Steyn offers the metaphor of the hole still left almost 10 years later at the site of the 9/11 attacks. The decline of the get-it-done mentality that used to be a trademark of Americanism has been buried under a mountain of multi-jurisdictional red tape, litigiousness, and creeping apathy and self-loathing. As Steyn puts it,
a great power can survive a lot of things, but not “a mediocrity of spirit.” A wealthy nation living on the accumulated cultural capital of a glorious past can dodge its rendezvous with fate, but only for so long. “Si monumentum requiris, circumspice” reads the inscription on the tomb of Sir Christopher Wren in St. Paul’s Cathedral: If you seek my monument, look around. After two-thirds of the City of London was destroyed in the Great Fire of 1666, Wren designed and rebuilt the capital’s tallest building (St. Paul’s), another fifty churches, and a new skyline for a devastated metropolis. Three centuries later, if you seek our monument, look in the hole.

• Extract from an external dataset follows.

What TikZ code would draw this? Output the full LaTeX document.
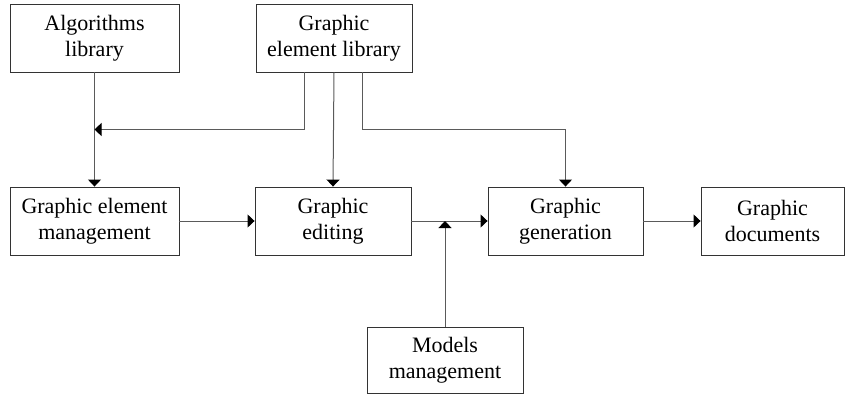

I think that’s exactly right, though it brings no satisfaction to say so. We’ve lost much of what makes a robust, resilient, and energetic people by putting our economy under a clumsy and unwieldy set of ever expanding and ever changing rules. Sometimes these rules lead to obviously absurd results, like shutting down kids’ lemonade stands. Most of the time, however, we just put up with it on the assumption that somehow all those rules are protecting us. So what if the remaining generation of Americans have nothing to show for their tenure on earth but a hole in the ground, so long as that tenure is long and comfortable courtesy of free health care and generous pensions?
True, whether that (somewhat exaggerated) trade-off is worth it is, at base, a moral question. Is “mediocrity of spirit” a problem? Do government entitlements contribute to it? These are questions that do not readily lend themselves to empirical analysis. But one’s answers to such questions will tell you most everything you need to know about his politics.